TASK INSTRUCTIONS: Please reproduce exactly the lines between the line holding "Convert this chart to matplotlib code." and the line holding "bars = ax.bar(x, vals_k, width=width, color=BLUE, zorder=2)", inclusive, leaving out any pictures.

INPUT ROWS:

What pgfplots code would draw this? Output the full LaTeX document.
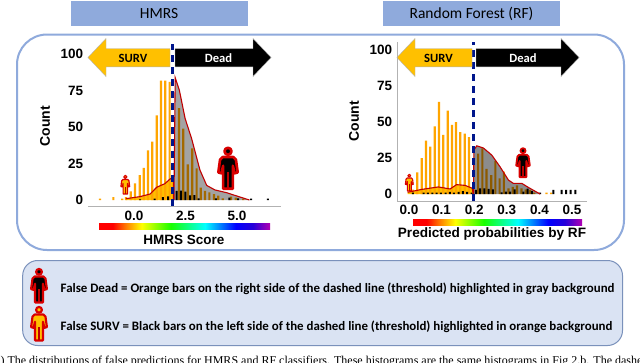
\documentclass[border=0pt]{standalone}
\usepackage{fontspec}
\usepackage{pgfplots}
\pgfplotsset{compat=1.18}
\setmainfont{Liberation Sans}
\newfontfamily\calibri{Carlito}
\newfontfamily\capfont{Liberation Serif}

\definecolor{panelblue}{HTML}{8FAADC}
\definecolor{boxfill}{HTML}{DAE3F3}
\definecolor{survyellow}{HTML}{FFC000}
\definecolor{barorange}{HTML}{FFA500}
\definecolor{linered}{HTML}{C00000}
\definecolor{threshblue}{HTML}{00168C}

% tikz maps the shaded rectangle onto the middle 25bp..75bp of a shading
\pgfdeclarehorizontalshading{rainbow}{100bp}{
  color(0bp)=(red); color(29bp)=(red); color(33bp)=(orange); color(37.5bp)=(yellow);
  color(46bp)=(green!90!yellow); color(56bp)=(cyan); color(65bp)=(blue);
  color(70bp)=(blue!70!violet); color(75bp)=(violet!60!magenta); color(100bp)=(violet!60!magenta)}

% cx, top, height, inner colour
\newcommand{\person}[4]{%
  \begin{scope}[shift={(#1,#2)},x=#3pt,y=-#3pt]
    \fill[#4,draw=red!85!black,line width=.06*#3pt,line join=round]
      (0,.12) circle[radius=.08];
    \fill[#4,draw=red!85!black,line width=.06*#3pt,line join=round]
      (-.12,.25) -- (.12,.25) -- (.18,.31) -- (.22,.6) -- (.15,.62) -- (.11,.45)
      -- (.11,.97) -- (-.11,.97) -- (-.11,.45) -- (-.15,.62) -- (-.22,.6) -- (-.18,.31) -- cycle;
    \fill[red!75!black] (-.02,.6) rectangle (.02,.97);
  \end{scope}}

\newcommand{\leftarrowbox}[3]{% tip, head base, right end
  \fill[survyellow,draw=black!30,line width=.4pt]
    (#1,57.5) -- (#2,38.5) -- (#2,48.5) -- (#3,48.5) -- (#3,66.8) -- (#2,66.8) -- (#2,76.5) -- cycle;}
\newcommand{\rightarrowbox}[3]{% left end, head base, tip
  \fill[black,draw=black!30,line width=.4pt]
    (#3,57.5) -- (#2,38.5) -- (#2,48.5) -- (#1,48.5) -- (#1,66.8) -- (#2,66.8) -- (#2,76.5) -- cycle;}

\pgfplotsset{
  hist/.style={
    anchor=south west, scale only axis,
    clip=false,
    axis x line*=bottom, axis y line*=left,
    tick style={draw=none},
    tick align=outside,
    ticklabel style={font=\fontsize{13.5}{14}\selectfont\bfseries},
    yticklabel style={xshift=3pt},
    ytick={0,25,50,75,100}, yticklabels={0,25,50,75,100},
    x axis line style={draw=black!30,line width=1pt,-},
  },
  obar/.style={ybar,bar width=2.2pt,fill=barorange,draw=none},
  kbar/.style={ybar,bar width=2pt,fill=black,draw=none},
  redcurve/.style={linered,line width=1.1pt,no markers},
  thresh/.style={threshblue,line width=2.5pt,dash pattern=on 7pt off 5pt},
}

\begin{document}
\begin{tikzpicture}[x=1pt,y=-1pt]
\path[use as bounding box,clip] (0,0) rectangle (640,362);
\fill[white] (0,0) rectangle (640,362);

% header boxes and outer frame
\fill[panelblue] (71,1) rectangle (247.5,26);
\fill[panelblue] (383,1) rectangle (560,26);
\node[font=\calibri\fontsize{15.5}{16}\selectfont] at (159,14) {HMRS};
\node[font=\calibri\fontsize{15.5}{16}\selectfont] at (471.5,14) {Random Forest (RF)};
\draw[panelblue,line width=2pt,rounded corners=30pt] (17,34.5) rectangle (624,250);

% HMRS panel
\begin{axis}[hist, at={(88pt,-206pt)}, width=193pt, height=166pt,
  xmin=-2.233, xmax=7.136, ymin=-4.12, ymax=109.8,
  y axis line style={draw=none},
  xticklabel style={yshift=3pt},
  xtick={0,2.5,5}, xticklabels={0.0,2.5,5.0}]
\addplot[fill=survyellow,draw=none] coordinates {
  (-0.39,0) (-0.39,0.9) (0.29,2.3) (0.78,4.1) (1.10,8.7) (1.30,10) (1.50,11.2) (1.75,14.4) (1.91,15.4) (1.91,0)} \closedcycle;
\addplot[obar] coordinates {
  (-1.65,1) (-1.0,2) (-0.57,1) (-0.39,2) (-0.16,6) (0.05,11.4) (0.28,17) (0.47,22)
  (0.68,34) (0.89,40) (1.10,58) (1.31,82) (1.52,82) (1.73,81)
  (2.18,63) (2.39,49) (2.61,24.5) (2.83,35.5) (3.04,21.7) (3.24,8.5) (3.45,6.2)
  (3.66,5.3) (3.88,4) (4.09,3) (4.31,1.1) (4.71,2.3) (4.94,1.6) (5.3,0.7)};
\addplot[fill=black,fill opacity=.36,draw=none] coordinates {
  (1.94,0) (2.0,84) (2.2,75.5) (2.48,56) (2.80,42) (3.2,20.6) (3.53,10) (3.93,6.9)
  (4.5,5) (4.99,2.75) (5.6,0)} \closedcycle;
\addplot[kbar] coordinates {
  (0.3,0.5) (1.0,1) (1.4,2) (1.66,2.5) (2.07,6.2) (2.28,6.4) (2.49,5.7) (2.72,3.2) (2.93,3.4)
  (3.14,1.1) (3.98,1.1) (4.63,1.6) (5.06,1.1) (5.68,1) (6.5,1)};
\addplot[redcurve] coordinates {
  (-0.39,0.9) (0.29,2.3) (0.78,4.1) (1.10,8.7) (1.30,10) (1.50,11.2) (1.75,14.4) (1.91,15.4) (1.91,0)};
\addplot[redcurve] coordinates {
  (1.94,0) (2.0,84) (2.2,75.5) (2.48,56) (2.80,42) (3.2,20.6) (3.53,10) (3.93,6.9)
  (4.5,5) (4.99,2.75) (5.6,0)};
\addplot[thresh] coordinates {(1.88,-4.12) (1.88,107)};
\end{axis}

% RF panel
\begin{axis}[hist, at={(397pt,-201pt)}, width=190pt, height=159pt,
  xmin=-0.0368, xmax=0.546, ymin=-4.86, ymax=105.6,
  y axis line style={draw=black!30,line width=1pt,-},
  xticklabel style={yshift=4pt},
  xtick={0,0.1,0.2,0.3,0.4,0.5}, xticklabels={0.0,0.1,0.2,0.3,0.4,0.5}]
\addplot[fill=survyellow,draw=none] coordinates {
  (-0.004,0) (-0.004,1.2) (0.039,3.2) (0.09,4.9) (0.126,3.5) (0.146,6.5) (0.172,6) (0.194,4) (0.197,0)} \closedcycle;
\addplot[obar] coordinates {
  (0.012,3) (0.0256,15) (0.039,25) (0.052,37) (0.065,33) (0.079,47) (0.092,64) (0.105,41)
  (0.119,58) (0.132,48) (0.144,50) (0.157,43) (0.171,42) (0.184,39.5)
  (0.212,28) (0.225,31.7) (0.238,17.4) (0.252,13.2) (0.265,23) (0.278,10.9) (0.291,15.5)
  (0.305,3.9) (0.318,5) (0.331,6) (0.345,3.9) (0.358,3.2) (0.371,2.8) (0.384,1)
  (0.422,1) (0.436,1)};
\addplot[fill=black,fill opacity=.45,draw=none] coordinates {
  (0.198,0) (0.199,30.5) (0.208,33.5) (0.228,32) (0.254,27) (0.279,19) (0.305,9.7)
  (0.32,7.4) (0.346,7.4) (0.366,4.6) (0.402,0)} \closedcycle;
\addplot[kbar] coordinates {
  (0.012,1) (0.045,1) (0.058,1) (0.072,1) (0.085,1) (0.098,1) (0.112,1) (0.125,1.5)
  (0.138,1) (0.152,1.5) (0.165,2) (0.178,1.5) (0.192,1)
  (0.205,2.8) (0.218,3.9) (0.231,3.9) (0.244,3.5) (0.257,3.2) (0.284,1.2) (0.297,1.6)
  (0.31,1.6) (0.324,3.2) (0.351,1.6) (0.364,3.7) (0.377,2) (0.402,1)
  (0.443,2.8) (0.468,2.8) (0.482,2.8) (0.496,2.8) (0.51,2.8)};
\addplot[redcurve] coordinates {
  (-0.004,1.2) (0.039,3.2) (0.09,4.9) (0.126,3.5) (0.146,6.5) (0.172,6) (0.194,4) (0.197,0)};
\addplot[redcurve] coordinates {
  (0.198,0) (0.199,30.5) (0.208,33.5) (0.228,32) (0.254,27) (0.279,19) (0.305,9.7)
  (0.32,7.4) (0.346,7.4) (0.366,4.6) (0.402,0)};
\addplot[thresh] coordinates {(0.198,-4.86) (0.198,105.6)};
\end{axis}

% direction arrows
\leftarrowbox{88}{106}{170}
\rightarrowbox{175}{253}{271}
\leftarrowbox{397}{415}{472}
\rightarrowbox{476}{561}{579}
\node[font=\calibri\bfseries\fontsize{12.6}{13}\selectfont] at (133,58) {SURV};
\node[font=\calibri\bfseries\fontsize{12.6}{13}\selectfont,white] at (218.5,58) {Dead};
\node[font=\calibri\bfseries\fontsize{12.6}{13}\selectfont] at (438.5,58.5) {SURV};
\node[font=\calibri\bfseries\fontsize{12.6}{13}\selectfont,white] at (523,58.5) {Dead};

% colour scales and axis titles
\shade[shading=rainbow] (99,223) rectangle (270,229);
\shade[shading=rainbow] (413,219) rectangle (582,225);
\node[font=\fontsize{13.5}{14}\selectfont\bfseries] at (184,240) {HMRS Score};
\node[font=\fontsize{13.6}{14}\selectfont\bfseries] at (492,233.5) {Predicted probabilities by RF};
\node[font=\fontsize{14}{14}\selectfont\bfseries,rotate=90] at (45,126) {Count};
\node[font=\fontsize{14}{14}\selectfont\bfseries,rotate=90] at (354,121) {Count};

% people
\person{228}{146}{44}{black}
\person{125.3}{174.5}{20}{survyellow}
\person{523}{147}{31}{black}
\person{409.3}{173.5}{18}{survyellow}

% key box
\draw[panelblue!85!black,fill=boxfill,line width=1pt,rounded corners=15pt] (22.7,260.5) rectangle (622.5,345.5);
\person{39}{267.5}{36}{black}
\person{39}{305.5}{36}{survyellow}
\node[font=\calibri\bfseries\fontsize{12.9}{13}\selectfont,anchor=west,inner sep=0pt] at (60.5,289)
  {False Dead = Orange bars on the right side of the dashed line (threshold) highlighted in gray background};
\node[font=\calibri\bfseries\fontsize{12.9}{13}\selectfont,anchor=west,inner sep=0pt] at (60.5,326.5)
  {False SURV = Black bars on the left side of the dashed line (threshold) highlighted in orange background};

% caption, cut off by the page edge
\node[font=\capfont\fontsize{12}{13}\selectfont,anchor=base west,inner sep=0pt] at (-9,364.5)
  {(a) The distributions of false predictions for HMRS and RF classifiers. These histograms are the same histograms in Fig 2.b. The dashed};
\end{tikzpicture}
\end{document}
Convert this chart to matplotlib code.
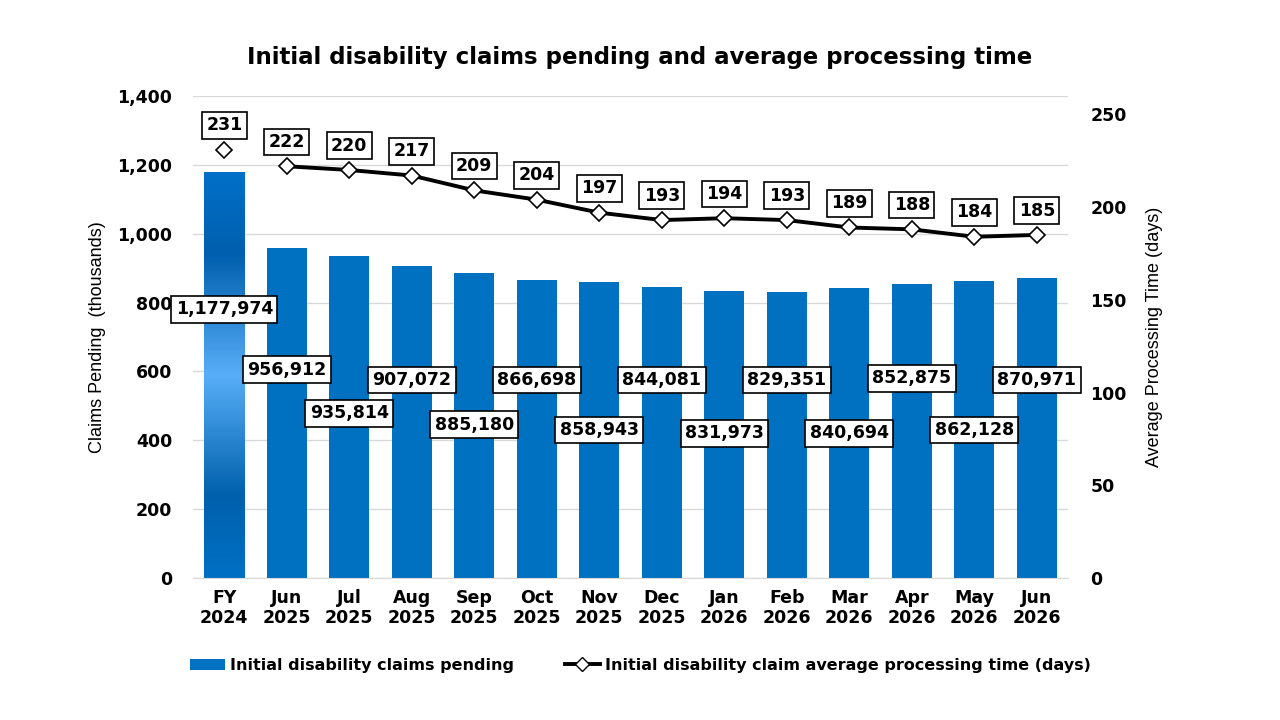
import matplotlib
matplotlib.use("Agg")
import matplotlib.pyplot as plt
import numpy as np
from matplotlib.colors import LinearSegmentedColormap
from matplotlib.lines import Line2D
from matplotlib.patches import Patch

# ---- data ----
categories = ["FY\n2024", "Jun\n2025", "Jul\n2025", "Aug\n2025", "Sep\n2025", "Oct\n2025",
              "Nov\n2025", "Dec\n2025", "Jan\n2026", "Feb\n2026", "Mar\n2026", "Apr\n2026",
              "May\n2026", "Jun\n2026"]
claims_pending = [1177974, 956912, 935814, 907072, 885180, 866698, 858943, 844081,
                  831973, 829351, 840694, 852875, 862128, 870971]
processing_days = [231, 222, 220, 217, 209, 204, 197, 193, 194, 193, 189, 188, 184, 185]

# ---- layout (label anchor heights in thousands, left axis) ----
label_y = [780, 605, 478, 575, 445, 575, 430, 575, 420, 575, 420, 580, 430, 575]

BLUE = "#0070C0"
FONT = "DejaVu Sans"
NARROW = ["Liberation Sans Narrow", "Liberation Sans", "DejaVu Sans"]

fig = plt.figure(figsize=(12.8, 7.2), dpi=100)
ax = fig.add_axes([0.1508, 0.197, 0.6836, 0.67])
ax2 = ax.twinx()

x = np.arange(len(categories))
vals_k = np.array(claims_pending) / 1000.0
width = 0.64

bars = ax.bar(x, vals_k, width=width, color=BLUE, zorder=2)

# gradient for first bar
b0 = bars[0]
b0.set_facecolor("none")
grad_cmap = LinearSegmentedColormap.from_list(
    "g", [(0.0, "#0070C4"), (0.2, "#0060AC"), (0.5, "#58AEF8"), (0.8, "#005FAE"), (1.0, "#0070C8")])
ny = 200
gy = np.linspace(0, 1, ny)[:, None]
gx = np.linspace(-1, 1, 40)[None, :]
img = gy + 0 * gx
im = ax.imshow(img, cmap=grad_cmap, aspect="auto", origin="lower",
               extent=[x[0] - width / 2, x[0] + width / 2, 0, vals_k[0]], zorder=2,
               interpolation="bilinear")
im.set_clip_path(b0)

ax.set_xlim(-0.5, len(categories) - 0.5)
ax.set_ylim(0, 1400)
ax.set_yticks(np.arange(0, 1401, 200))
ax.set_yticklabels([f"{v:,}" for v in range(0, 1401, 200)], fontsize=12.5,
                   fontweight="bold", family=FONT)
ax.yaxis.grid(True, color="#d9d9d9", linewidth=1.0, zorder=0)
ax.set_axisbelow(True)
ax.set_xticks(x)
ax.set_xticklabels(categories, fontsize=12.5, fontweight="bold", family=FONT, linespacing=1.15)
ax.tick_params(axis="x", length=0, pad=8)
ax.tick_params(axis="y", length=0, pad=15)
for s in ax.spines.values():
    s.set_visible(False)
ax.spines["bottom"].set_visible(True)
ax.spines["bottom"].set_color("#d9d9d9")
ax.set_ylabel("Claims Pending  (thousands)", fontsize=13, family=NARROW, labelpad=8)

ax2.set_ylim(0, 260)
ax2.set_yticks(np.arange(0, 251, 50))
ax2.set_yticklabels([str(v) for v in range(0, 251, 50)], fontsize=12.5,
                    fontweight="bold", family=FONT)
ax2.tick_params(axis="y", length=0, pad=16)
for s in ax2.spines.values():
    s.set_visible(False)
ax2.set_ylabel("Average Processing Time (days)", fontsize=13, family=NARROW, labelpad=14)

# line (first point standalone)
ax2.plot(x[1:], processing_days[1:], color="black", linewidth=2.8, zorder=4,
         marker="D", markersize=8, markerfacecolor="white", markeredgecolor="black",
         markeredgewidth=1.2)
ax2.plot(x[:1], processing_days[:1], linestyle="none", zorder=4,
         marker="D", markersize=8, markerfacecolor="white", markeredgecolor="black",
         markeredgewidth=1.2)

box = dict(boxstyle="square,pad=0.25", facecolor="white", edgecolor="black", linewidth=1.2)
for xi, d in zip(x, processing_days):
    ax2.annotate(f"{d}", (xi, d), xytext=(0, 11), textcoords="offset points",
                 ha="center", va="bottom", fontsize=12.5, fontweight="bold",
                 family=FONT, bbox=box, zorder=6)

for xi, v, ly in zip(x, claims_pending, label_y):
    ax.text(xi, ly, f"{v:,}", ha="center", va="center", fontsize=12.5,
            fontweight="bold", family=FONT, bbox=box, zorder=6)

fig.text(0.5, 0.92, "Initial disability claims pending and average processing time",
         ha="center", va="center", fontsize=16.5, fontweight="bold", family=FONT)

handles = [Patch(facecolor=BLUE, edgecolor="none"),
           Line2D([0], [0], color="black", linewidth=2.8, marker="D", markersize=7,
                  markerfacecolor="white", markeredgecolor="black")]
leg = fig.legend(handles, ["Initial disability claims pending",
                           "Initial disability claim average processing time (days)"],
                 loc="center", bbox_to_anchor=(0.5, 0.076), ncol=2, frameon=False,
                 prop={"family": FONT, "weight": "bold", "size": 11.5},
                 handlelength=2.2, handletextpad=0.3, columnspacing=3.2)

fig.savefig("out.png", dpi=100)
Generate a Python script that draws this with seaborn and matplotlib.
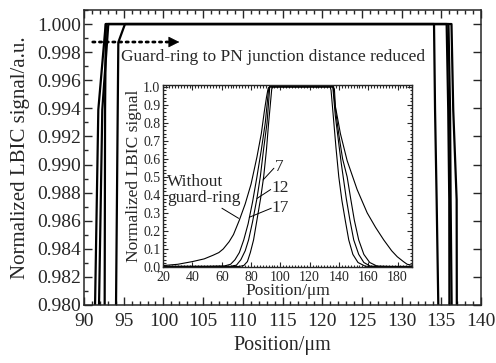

RESPONSE TO THIS TASK:
Convert this chart to matplotlib code.
import matplotlib
matplotlib.use("Agg")
import matplotlib.pyplot as plt
import numpy as np
from matplotlib.colors import LinearSegmentedColormap
from matplotlib.lines import Line2D
from matplotlib.patches import Patch

# ---- data ----
categories = ["FY\n2024", "Jun\n2025", "Jul\n2025", "Aug\n2025", "Sep\n2025", "Oct\n2025",
              "Nov\n2025", "Dec\n2025", "Jan\n2026", "Feb\n2026", "Mar\n2026", "Apr\n2026",
              "May\n2026", "Jun\n2026"]
claims_pending = [1177974, 956912, 935814, 907072, 885180, 866698, 858943, 844081,
                  831973, 829351, 840694, 852875, 862128, 870971]
processing_days = [231, 222, 220, 217, 209, 204, 197, 193, 194, 193, 189, 188, 184, 185]

# ---- layout (label anchor heights in thousands, left axis) ----
label_y = [780, 605, 478, 575, 445, 575, 430, 575, 420, 575, 420, 580, 430, 575]

BLUE = "#0070C0"
FONT = "DejaVu Sans"
NARROW = ["Liberation Sans Narrow", "Liberation Sans", "DejaVu Sans"]

fig = plt.figure(figsize=(12.8, 7.2), dpi=100)
ax = fig.add_axes([0.1508, 0.197, 0.6836, 0.67])
ax2 = ax.twinx()

x = np.arange(len(categories))
vals_k = np.array(claims_pending) / 1000.0
width = 0.64

bars = ax.bar(x, vals_k, width=width, color=BLUE, zorder=2)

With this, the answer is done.